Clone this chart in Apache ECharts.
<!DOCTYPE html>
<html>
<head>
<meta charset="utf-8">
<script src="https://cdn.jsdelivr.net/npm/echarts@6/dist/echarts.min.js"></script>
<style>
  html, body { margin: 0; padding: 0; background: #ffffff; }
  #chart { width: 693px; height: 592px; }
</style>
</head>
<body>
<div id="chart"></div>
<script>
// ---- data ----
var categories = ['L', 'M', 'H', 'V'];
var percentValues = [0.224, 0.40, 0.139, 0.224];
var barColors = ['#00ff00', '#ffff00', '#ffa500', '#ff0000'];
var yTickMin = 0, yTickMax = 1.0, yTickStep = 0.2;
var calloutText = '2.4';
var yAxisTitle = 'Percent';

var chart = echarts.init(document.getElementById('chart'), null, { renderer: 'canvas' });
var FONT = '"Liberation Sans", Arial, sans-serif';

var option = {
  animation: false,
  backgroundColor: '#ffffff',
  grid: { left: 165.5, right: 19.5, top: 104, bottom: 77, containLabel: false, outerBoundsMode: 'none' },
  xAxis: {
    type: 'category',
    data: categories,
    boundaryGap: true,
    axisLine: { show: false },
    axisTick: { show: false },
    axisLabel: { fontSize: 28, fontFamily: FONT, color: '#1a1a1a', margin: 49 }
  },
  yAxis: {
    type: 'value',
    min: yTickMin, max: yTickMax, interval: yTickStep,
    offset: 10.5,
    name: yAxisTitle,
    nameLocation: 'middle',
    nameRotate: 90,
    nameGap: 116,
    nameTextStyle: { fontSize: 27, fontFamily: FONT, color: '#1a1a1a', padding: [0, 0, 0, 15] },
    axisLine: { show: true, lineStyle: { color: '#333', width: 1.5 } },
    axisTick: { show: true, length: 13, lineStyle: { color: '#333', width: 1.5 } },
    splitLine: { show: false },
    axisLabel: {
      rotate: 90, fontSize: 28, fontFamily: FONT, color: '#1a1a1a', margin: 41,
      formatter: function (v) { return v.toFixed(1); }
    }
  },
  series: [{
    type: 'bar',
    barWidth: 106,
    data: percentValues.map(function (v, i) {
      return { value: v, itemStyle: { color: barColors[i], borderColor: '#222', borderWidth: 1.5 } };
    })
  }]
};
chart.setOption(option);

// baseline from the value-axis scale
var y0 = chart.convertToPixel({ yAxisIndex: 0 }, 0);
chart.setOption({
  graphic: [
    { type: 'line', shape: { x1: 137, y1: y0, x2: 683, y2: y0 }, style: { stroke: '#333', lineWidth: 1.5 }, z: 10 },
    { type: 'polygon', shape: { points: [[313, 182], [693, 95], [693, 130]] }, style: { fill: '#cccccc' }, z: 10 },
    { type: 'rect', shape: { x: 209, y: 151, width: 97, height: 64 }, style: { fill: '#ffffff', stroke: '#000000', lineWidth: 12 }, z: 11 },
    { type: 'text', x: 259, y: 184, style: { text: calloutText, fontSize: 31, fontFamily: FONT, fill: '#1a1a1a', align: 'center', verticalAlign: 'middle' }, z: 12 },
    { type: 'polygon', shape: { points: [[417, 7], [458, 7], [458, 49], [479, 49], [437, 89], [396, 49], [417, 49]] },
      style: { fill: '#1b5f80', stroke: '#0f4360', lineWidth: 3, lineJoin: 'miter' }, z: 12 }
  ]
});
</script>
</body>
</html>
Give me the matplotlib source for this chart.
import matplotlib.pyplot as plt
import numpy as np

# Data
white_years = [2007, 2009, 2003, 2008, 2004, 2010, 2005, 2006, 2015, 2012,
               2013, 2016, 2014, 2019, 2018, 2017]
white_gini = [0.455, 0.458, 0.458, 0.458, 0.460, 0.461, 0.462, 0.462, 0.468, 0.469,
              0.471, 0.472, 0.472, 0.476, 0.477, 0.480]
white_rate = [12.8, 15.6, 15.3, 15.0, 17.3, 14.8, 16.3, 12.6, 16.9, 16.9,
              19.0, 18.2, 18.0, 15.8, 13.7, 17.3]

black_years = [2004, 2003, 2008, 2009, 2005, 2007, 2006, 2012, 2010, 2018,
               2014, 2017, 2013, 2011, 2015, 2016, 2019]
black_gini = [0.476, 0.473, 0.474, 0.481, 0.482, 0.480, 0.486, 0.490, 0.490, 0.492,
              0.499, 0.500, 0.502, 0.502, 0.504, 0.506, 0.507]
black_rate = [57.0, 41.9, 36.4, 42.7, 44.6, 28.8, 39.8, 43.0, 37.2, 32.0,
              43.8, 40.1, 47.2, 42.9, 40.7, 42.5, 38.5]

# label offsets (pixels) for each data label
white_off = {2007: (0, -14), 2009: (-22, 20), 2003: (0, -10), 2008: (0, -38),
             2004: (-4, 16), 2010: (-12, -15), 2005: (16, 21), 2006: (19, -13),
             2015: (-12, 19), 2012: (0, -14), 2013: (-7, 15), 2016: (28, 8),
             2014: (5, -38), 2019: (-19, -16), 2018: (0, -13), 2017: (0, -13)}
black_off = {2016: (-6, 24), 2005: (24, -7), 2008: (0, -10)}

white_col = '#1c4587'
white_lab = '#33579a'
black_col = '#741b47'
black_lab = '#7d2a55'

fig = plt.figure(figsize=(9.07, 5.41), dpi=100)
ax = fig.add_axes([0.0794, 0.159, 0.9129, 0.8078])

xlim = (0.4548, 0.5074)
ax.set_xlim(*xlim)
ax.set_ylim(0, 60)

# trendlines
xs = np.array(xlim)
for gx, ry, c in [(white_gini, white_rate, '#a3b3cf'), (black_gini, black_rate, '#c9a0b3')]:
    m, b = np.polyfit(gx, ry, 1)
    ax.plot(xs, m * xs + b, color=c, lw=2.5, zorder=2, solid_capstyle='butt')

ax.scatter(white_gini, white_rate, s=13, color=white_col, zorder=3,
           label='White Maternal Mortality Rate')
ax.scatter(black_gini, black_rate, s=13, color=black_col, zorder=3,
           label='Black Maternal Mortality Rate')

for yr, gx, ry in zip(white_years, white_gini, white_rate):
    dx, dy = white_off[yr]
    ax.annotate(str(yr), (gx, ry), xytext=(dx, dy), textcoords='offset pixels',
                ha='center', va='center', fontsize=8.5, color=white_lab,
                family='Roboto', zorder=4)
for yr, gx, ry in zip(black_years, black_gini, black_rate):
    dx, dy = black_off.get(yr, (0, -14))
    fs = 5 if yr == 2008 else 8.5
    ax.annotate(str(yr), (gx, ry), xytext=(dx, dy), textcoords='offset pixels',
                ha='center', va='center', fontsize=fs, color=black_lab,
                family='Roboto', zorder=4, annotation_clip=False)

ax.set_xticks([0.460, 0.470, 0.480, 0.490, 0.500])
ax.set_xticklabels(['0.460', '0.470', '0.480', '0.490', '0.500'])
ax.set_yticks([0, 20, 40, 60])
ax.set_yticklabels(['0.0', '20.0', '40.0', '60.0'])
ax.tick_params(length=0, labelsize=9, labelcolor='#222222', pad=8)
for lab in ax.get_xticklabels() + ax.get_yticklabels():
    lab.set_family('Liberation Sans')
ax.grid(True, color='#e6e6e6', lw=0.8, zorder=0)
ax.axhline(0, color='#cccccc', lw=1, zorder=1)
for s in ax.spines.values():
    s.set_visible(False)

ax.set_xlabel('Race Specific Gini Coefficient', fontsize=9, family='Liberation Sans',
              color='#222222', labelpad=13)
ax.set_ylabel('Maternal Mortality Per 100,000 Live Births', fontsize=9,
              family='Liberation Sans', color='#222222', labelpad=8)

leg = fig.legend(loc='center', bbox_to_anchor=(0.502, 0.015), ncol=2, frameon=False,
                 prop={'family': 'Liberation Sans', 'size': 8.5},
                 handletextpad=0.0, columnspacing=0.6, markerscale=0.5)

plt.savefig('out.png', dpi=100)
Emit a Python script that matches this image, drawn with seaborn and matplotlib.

━━━━━━━━━━

» EXERCISE INSTRUCTIONS: Give the count of lines in the data above that hold the string "this", with no additional words.

» ANSWER: 3